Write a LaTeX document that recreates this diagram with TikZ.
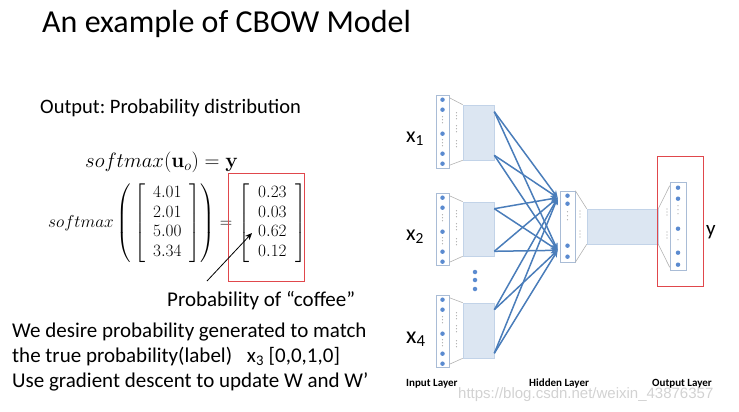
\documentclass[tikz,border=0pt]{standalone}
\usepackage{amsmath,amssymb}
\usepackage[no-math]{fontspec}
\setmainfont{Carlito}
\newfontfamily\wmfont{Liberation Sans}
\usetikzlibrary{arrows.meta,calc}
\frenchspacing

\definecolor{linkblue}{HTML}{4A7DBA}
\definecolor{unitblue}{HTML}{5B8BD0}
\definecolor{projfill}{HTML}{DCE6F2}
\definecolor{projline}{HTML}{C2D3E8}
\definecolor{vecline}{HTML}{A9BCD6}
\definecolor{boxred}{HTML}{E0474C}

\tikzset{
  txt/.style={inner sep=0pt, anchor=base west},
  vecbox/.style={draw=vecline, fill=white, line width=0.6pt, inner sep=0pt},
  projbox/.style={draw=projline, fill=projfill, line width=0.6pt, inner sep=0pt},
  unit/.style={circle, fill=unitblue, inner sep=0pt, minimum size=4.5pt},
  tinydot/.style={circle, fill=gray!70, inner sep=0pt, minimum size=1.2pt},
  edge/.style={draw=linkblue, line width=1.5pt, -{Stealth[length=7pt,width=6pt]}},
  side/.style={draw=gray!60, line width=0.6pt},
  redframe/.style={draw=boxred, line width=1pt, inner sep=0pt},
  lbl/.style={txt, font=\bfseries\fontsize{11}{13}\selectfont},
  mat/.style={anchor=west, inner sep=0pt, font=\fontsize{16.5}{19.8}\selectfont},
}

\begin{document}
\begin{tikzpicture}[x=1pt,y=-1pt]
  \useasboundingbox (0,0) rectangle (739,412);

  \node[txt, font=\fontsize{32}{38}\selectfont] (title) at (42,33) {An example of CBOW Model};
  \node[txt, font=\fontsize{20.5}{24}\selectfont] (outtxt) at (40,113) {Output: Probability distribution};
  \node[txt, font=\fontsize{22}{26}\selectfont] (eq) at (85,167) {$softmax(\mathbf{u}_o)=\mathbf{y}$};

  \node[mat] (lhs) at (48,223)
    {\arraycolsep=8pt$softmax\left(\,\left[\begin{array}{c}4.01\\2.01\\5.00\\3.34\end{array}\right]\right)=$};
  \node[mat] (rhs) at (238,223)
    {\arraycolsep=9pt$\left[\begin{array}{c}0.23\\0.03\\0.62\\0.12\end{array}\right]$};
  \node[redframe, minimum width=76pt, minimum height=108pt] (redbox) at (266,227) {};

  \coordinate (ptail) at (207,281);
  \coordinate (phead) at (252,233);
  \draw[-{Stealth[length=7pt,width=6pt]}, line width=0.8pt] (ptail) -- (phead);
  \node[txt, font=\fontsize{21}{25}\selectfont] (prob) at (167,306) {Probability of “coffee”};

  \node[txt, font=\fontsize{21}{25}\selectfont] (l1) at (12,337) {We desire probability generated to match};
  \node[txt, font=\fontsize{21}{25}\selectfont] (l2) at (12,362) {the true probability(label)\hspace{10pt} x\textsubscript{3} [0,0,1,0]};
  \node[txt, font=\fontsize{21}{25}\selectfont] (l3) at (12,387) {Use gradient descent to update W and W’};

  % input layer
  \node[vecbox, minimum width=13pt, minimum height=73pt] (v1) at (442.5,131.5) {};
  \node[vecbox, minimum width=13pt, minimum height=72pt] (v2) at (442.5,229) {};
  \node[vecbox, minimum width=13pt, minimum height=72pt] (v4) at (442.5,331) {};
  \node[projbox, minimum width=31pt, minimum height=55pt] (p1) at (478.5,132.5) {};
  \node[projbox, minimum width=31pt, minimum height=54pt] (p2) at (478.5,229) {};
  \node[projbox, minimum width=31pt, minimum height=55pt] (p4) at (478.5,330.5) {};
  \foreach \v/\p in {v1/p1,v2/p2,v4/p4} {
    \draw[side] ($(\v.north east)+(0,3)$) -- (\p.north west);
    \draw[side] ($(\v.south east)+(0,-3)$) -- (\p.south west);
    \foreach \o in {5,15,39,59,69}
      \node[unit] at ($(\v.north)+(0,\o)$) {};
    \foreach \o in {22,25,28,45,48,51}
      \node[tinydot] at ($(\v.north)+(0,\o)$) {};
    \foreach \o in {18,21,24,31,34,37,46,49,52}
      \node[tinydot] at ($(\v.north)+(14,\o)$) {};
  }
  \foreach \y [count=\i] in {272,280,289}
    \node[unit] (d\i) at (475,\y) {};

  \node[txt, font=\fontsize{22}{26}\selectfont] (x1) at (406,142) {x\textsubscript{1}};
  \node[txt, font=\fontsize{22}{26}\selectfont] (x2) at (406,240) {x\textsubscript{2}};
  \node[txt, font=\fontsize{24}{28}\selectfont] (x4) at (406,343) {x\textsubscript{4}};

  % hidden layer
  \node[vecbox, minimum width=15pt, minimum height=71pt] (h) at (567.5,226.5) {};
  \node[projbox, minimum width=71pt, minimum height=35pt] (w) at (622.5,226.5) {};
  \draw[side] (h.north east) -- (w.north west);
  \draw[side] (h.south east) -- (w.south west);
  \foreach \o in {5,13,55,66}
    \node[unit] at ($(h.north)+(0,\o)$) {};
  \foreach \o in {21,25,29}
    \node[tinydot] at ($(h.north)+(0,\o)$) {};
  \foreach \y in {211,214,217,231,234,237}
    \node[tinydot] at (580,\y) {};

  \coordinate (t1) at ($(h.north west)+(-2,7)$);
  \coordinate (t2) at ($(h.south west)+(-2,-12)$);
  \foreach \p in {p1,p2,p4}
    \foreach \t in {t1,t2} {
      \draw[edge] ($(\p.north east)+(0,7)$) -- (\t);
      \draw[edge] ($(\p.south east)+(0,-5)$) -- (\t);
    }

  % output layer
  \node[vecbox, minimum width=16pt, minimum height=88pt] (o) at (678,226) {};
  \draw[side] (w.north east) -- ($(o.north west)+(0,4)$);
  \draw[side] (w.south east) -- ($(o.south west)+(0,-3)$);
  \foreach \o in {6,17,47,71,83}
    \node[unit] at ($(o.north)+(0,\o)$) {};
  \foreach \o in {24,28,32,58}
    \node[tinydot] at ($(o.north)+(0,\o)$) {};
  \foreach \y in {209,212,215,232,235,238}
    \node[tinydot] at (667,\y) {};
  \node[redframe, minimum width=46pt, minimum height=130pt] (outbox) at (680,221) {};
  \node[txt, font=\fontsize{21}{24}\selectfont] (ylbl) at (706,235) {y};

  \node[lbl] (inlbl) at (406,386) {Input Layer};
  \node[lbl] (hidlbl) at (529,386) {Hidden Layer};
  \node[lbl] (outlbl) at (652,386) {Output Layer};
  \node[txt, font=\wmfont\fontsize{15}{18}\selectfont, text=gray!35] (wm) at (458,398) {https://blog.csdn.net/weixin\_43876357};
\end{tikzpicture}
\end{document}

-- -- --

== Aim ==
Leave out the pictures. Transcribe only the lines above, from the first through the one that contains "(0,0) rectangle (739,412);".

== Result of the exercise ==
Write a LaTeX document that recreates this diagram with TikZ.
\documentclass[tikz,border=0pt]{standalone}
\usepackage{amsmath,amssymb}
\usepackage[no-math]{fontspec}
\setmainfont{Carlito}
\newfontfamily\wmfont{Liberation Sans}
\usetikzlibrary{arrows.meta,calc}
\frenchspacing

\definecolor{linkblue}{HTML}{4A7DBA}
\definecolor{unitblue}{HTML}{5B8BD0}
\definecolor{projfill}{HTML}{DCE6F2}
\definecolor{projline}{HTML}{C2D3E8}
\definecolor{vecline}{HTML}{A9BCD6}
\definecolor{boxred}{HTML}{E0474C}

\tikzset{
  txt/.style={inner sep=0pt, anchor=base west},
  vecbox/.style={draw=vecline, fill=white, line width=0.6pt, inner sep=0pt},
  projbox/.style={draw=projline, fill=projfill, line width=0.6pt, inner sep=0pt},
  unit/.style={circle, fill=unitblue, inner sep=0pt, minimum size=4.5pt},
  tinydot/.style={circle, fill=gray!70, inner sep=0pt, minimum size=1.2pt},
  edge/.style={draw=linkblue, line width=1.5pt, -{Stealth[length=7pt,width=6pt]}},
  side/.style={draw=gray!60, line width=0.6pt},
  redframe/.style={draw=boxred, line width=1pt, inner sep=0pt},
  lbl/.style={txt, font=\bfseries\fontsize{11}{13}\selectfont},
  mat/.style={anchor=west, inner sep=0pt, font=\fontsize{16.5}{19.8}\selectfont},
}

\begin{document}
\begin{tikzpicture}[x=1pt,y=-1pt]
  \useasboundingbox (0,0) rectangle (739,412);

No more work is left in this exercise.